I was having some internationalization (i18n) issues with one of my sites recently. At this (relatively) advanced level of development on the web, I was still using the ANSI charset to encode my views. This was a big problem, as the end-user often used characters that fell outside of ANSI. These characters were somehow being saved correctly in the database, yet were being rendered incorrectly each time. In fact, in Firefox, simply switching to ISO-8859-1 encoding would resolve all issues. But I didn’t want it to be like this, I wanted the browser to use ISO-885901 all the time, rather than having the user switch around.
To solve this problem, I tried four solutions:
1. Use the meta HTML tag.
This did not work at all in my trials. Firefox (or rather: Iceweasel) would switch to Windows-1252, even when I was on Debian 4.0r0. Opera would blithely use UTF-8, but words with accents and graves showed up as a Chinese character! Oops.
2. Use the header() call to set the header; e.g.

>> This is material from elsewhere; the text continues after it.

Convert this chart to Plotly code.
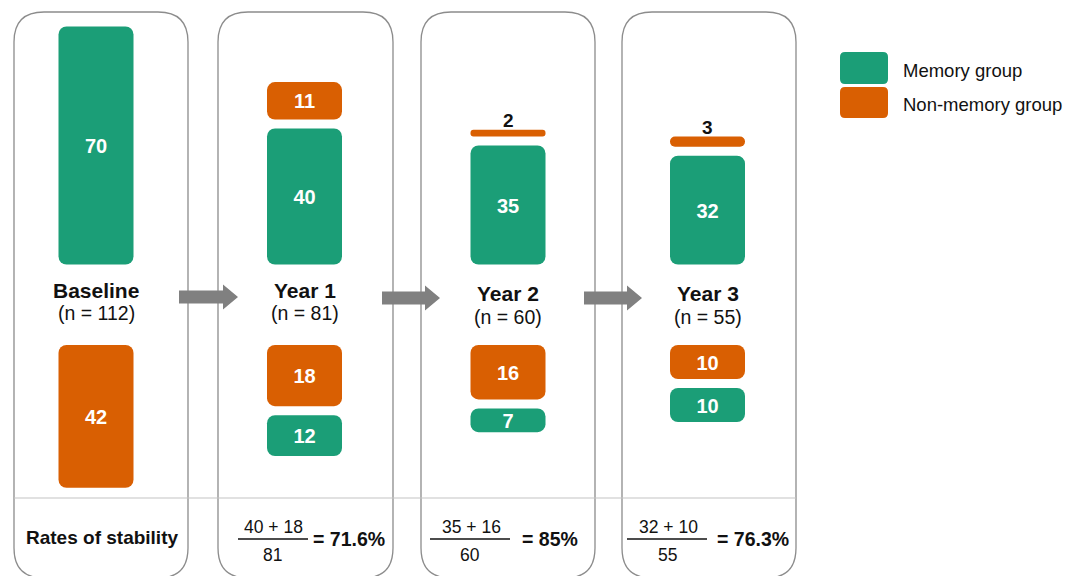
import plotly.graph_objects as go

# ---- data -------------------------------------------------------------
stages = ["Baseline", "Year 1", "Year 2", "Year 3"]
n_total = [112, 81, 60, 55]
# upper block: classified as memory group at that wave
mem_from_mem = [70, 40, 35, 32]   # green: memory group before
mem_from_non = [0, 11, 2, 3]      # orange: non-memory group before
# lower block: classified as non-memory group at that wave
non_from_non = [42, 18, 16, 10]   # orange
non_from_mem = [0, 12, 7, 10]     # green
stability_num = [(40, 18), (35, 16), (32, 10)]
stability_den = [81, 60, 55]
stability_rate = ["71.6%", "85%", "76.3%"]
legend_labels = ["Memory group", "Non-memory group"]

# ---- layout constants ---------------------------------------------------
W, H = 1085, 576
PX = 3.4                 # pixels per participant
GREEN = "#1b9e77"
ORANGE = "#d95f02"
GREY = "#8c8c8c"
FONT = "Liberation Sans, Arial, Helvetica, sans-serif"
col_x = [96, 304.5, 508, 707.5]
panels = [(14, 188), (218, 393), (421, 595), (622, 796)]
BAR_W = 75
UPPER_BOTTOM = 264.5     # pixel row where the upper block sits
LOWER_TOP = 345          # pixel row where the lower block hangs from
GAP = 9 / PX
LABEL_DROP = 2.5 / PX    # nudge in-bar labels slightly below centre


def u(p):
    """pixel row -> count units on the y axis"""
    return (H - p) / PX


def yp(p):
    """pixel row -> paper coordinate"""
    return 1 - p / H


def rrect(x0, y0, x1, y1, r):
    pts = [
        f"M{x0 + r},{yp(y0)}", f"L{x1 - r},{yp(y0)}", f"Q{x1},{yp(y0)} {x1},{yp(y0 + r)}",
        f"L{x1},{yp(y1 - r)}", f"Q{x1},{yp(y1)} {x1 - r},{yp(y1)}",
        f"L{x0 + r},{yp(y1)}", f"Q{x0},{yp(y1)} {x0},{yp(y1 - r)}",
        f"L{x0},{yp(y0 + r)}", f"Q{x0},{yp(y0)} {x0 + r},{yp(y0)}", "Z",
    ]
    return " ".join(pts)


fig = go.Figure()


def add_bars(xs, vals, bases, color):
    keep = [(x, v, b) for x, v, b in zip(xs, vals, bases) if v > 0]
    xs_, vs_, bs_ = zip(*keep)
    fig.add_trace(go.Bar(
        x=list(xs_), y=list(vs_), base=list(bs_), width=BAR_W,
        marker=dict(color=color, cornerradius=8, line_width=0),
        hoverinfo="skip", showlegend=False,
    ))
    return list(xs_), list(vs_), list(bs_)


base_u = u(UPPER_BOTTOM)
top_u = u(LOWER_TOP)

g_up = add_bars(col_x, mem_from_mem, [base_u] * 4, GREEN)
o_up = add_bars(col_x, mem_from_non,
                [base_u + m + GAP for m in mem_from_mem], ORANGE)
o_lo = add_bars(col_x, non_from_non, [top_u - n for n in non_from_non], ORANGE)
g_lo = add_bars(col_x, non_from_mem,
                [top_u - n - GAP - g for n, g in zip(non_from_non, non_from_mem)], GREEN)

# value labels: inside the bar when it is tall enough, above it otherwise
in_x, in_y, in_t = [], [], []
annotations = []
for xs, vs, bs in (g_up, o_up, o_lo, g_lo):
    for x, v, b in zip(xs, vs, bs):
        if v * PX >= 20:
            in_x.append(x)
            in_y.append(b + v / 2 - LABEL_DROP)
            in_t.append(f"<b>{v}</b>")
        else:
            annotations.append(dict(
                x=x, y=b + v + 9 / PX, xref="x", yref="y", text=f"<b>{v}</b>",
                showarrow=False, xanchor="center", yanchor="middle",
                font=dict(size=19, color="#111111", family=FONT)))
fig.add_trace(go.Scatter(
    x=in_x, y=in_y, text=in_t, mode="text", textposition="middle center",
    textfont=dict(size=20, color="white", family=FONT),
    hoverinfo="skip", showlegend=False,
))

shapes = []
# stage panels
for x0, x1 in panels:
    shapes.append(dict(type="path", path=rrect(x0, 12, x1, 578, 30),
                       xref="x", yref="paper", layer="below",
                       line=dict(color=GREY, width=1.3), fillcolor="rgba(0,0,0,0)"))
# divider above the stability row
shapes.append(dict(type="line", x0=14, x1=796, y0=yp(498), y1=yp(498),
                   xref="x", yref="paper", layer="below",
                   line=dict(color="#c4c4c4", width=1.2)))
# arrows between panels
for x0, xh, tip, cy in [(179, 223, 238, 297), (382, 425, 440, 298), (584, 627, 642, 298)]:
    path = (f"M{x0},{yp(cy - 6.5)} L{xh},{yp(cy - 6.5)} L{xh},{yp(cy - 12.5)} "
            f"L{tip},{yp(cy)} L{xh},{yp(cy + 12.5)} L{xh},{yp(cy + 6.5)} "
            f"L{x0},{yp(cy + 6.5)} Z")
    shapes.append(dict(type="path", path=path, xref="x", yref="paper",
                       layer="above", line=dict(width=0), fillcolor="#808080"))

# stage headings
head_y = [(290, 313), (290, 313), (293, 317), (293, 317)]
for x, name, n, (y1, y2) in zip(col_x, stages, n_total, head_y):
    annotations.append(dict(x=x, y=yp(y1), xref="x", yref="paper",
                            text=f"<b>{name}</b>", showarrow=False,
                            xanchor="center", yanchor="middle",
                            font=dict(size=21, color="#111111", family=FONT)))
    annotations.append(dict(x=x, y=yp(y2), xref="x", yref="paper",
                            text=f"(n = {n})", showarrow=False,
                            xanchor="center", yanchor="middle",
                            font=dict(size=19.5, color="#111111", family=FONT)))

# stability row
annotations.append(dict(x=102, y=yp(537), xref="x", yref="paper",
                        text="<b>Rates of stability</b>", showarrow=False,
                        xanchor="center", yanchor="middle",
                        font=dict(size=19, color="#111111", family=FONT)))
frac_pos = [(238, 308, 273, 349), (430, 510, 471, 550), (627, 707, 668, 753)]
for (a, b), den, rate, (lx0, lx1, cx, rx) in zip(stability_num, stability_den,
                                                  stability_rate, frac_pos):
    shapes.append(dict(type="line", x0=lx0, x1=lx1, y0=yp(539), y1=yp(539),
                       xref="x", yref="paper", line=dict(color="#111111", width=1.4)))
    annotations.append(dict(x=cx, y=yp(527), xref="x", yref="paper",
                            text=f"{a} + {b}", showarrow=False,
                            xanchor="center", yanchor="middle",
                            font=dict(size=17.5, color="#111111", family=FONT)))
    annotations.append(dict(x=cx - 1, y=yp(555), xref="x", yref="paper",
                            text=f"{den}", showarrow=False,
                            xanchor="center", yanchor="middle",
                            font=dict(size=17.5, color="#111111", family=FONT)))
    annotations.append(dict(x=rx, y=yp(539), xref="x", yref="paper",
                            text=f"<b>= {rate}</b>", showarrow=False,
                            xanchor="center", yanchor="middle",
                            font=dict(size=19.5, color="#111111", family=FONT)))

# legend
for (y0, y1, ty), color, label in zip([(52, 84, 71), (87, 118, 105)],
                                      [GREEN, ORANGE], legend_labels):
    shapes.append(dict(type="path", path=rrect(840, y0, 888, y1, 5),
                       xref="x", yref="paper", line=dict(width=0), fillcolor=color))
    annotations.append(dict(x=901, y=yp(ty), xref="x", yref="paper",
                            text=label, showarrow=False,
                            xanchor="left", yanchor="middle",
                            font=dict(size=18.5, color="#111111", family=FONT)))

fig.update_layout(
    width=W, height=H, autosize=False,
    margin=dict(l=0, r=0, t=0, b=0, pad=0),
    paper_bgcolor="white", plot_bgcolor="white",
    barmode="overlay",
    xaxis=dict(range=[0, W], visible=False, fixedrange=True),
    yaxis=dict(range=[0, H / PX], visible=False, fixedrange=True),
    shapes=shapes, annotations=annotations,
    font=dict(family=FONT),
)

fig.write_html("out.html", config={"displayModeBar": False})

header("Content-Type: text/html; charset=UTF-8");
The browser would render the HTML page as plain text instead, no go.
3. Check php.ini to see if any encoding had been set there:
;default_charset = "ISO-8859-1"
Nope… it was commented out, so the developer is actually free to define the charset!
4. The final (and correct) solution lay in Google-ing (but of course): forum.mamboserver.com.
Turns out that the wget command is really useful, as you can see what character set is being sent out by the server.
$ wget --server-response https://kzhiwei.wordpress.com/
Look for the Content-Type flag. My server was setting the content type as UTF-8, whilst my views were saved in ANSI. This resulted in the vast shift in character set, therefore the solution was to open every view and save as UTF-8.